TASK TO CARRY OUT:
Quote all of the data exactly as given. Skip every picture it contains.

- - - - -

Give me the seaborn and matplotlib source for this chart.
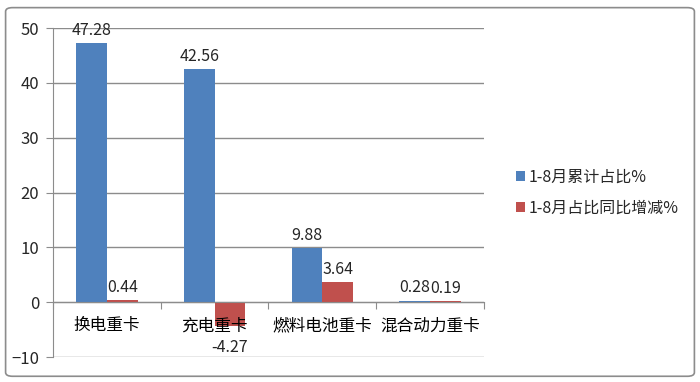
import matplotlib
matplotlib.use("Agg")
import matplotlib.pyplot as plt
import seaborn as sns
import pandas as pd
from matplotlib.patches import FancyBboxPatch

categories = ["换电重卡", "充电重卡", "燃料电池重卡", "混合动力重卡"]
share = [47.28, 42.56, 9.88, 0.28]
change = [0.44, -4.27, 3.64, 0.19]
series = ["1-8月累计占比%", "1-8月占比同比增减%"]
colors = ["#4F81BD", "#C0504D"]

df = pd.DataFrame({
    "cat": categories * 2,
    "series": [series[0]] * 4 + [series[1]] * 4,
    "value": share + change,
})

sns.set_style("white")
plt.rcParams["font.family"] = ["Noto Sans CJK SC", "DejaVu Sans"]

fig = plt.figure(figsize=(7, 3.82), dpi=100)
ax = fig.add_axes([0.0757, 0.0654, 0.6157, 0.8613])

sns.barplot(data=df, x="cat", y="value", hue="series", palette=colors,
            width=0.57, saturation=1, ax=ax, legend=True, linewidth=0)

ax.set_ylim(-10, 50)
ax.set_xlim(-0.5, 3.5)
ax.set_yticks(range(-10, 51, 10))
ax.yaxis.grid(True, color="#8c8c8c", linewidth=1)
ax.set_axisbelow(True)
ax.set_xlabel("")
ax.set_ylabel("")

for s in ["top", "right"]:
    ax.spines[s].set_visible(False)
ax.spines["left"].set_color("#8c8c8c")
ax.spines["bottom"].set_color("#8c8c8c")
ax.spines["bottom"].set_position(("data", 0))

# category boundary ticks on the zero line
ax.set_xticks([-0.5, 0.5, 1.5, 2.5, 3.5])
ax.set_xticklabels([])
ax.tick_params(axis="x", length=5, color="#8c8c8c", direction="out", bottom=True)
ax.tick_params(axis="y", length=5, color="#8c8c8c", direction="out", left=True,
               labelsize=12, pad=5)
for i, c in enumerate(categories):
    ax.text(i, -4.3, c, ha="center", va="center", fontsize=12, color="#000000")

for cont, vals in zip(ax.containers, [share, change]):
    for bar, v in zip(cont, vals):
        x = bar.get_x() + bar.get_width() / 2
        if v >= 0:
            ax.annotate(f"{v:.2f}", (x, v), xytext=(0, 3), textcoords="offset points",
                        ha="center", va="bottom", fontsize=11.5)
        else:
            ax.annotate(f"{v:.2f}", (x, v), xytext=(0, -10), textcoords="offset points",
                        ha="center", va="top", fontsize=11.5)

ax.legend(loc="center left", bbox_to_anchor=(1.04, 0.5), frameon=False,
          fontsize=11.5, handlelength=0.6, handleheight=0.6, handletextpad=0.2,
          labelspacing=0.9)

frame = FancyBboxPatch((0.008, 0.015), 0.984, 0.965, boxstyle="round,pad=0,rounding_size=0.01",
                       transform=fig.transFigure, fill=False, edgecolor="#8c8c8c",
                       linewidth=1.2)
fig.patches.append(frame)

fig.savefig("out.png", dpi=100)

- - - - -

RESPONSE TO THIS TASK:
Give me the seaborn and matplotlib source for this chart.
import matplotlib
matplotlib.use("Agg")
import matplotlib.pyplot as plt
import seaborn as sns
import pandas as pd
from matplotlib.patches import FancyBboxPatch

categories = ["换电重卡", "充电重卡", "燃料电池重卡", "混合动力重卡"]
share = [47.28, 42.56, 9.88, 0.28]
change = [0.44, -4.27, 3.64, 0.19]
series = ["1-8月累计占比%", "1-8月占比同比增减%"]
colors = ["#4F81BD", "#C0504D"]

df = pd.DataFrame({
    "cat": categories * 2,
    "series": [series[0]] * 4 + [series[1]] * 4,
    "value": share + change,
})

sns.set_style("white")
plt.rcParams["font.family"] = ["Noto Sans CJK SC", "DejaVu Sans"]

fig = plt.figure(figsize=(7, 3.82), dpi=100)
ax = fig.add_axes([0.0757, 0.0654, 0.6157, 0.8613])

sns.barplot(data=df, x="cat", y="value", hue="series", palette=colors,
            width=0.57, saturation=1, ax=ax, legend=True, linewidth=0)

ax.set_ylim(-10, 50)
ax.set_xlim(-0.5, 3.5)
ax.set_yticks(range(-10, 51, 10))
ax.yaxis.grid(True, color="#8c8c8c", linewidth=1)
ax.set_axisbelow(True)
ax.set_xlabel("")
ax.set_ylabel("")

for s in ["top", "right"]:
    ax.spines[s].set_visible(False)
ax.spines["left"].set_color("#8c8c8c")
ax.spines["bottom"].set_color("#8c8c8c")
ax.spines["bottom"].set_position(("data", 0))

# category boundary ticks on the zero line
ax.set_xticks([-0.5, 0.5, 1.5, 2.5, 3.5])
ax.set_xticklabels([])
ax.tick_params(axis="x", length=5, color="#8c8c8c", direction="out", bottom=True)
ax.tick_params(axis="y", length=5, color="#8c8c8c", direction="out", left=True,
               labelsize=12, pad=5)
for i, c in enumerate(categories):
    ax.text(i, -4.3, c, ha="center", va="center", fontsize=12, color="#000000")

for cont, vals in zip(ax.containers, [share, change]):
    for bar, v in zip(cont, vals):
        x = bar.get_x() + bar.get_width() / 2
        if v >= 0:
            ax.annotate(f"{v:.2f}", (x, v), xytext=(0, 3), textcoords="offset points",
                        ha="center", va="bottom", fontsize=11.5)
        else:
            ax.annotate(f"{v:.2f}", (x, v), xytext=(0, -10), textcoords="offset points",
                        ha="center", va="top", fontsize=11.5)

ax.legend(loc="center left", bbox_to_anchor=(1.04, 0.5), frameon=False,
          fontsize=11.5, handlelength=0.6, handleheight=0.6, handletextpad=0.2,
          labelspacing=0.9)

frame = FancyBboxPatch((0.008, 0.015), 0.984, 0.965, boxstyle="round,pad=0,rounding_size=0.01",
                       transform=fig.transFigure, fill=False, edgecolor="#8c8c8c",
                       linewidth=1.2)
fig.patches.append(frame)

fig.savefig("out.png", dpi=100)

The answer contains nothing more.